3. These, then, are the two explicit cases of Darwin's appeal to vera causa by name. It would be a mistake to think that these are the only cases of vera causa reasoning in OS, however. For instance, Darwin's starting the work with methodical and unconscious artificial selection is at least in part clearly an argument for the use of the vera causa of variation in natural cases. Another clearcut case occurs in my favorite part of the book, the discussion of the classification. Darwin is arguing that the natural system of classification, that is, the classification that characterizes the kingdoms of life as they really are in themselves, is organized genealogically. Part of his argument is that naturalists already use descent in classification:
As descent has universally been used in classing together the individuals of the same species, though the males and females and larvae are sometimes extremely different; and as it has been used in classing varieties which have undergone a certain, and sometimes a considerable amount of modification, may not this same element of descent have been unconsciously used in grouping species under genera, and genera under higher groups, though in these cases the modification has been greater in degree, and has taken a longer time to complete?

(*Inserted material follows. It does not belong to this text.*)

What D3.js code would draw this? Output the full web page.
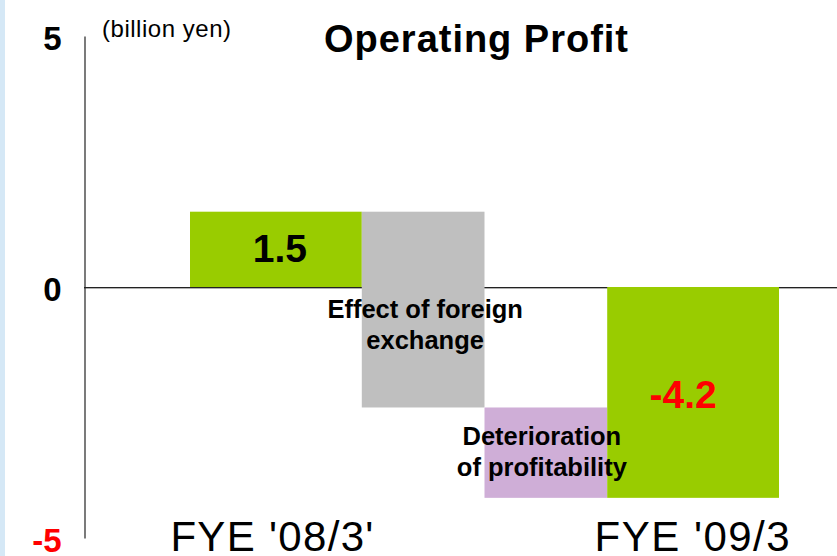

We use the element of descent in classing the individuals of both sexes and of all ages, although having few characters in common, under one species; we use descent in classing acknowledged varieties, however different they may be from their parent; and I believe this element of descent is the hidden bond of connexion which naturalists have sought under the term of the Natural System. On this idea of the natural system being, in so far as it has been perfected, genealogical in its arrangement, with the grades of difference between the descendants from a common parent, expressed by the terms genera, families, orders, &c., we can understand the rules which we are compelled to follow in our classification.
In other words, we have here a clear vera causa argument; in classification, we already use the element of descent as the principle (cause in a broad sense) for classifying individuals; we use it for classifying varieties; so Darwin suggest that we carry it over to recognizing it as the causal basis for classifying species: in other words, that we take as the principle of the natural system. And much of Darwin's discussion of the natural system involves arguing exactly what he should, given the vera causa principle: that if we do, in fact, carry it over, we find that our vera causa is sufficient for giving us a handle on the phenomena.
And this is only a selection of the most obvious cases. Thus we see that the principle of vera causa plays an important general role in OS. One of the effects it will have is that of making some of Darwin's other arguments, the arguments that relate more strictly to the theory of descent with modification, much stronger than they would be if vera causa were not also in the background. So we will see it again when we get to those arguments.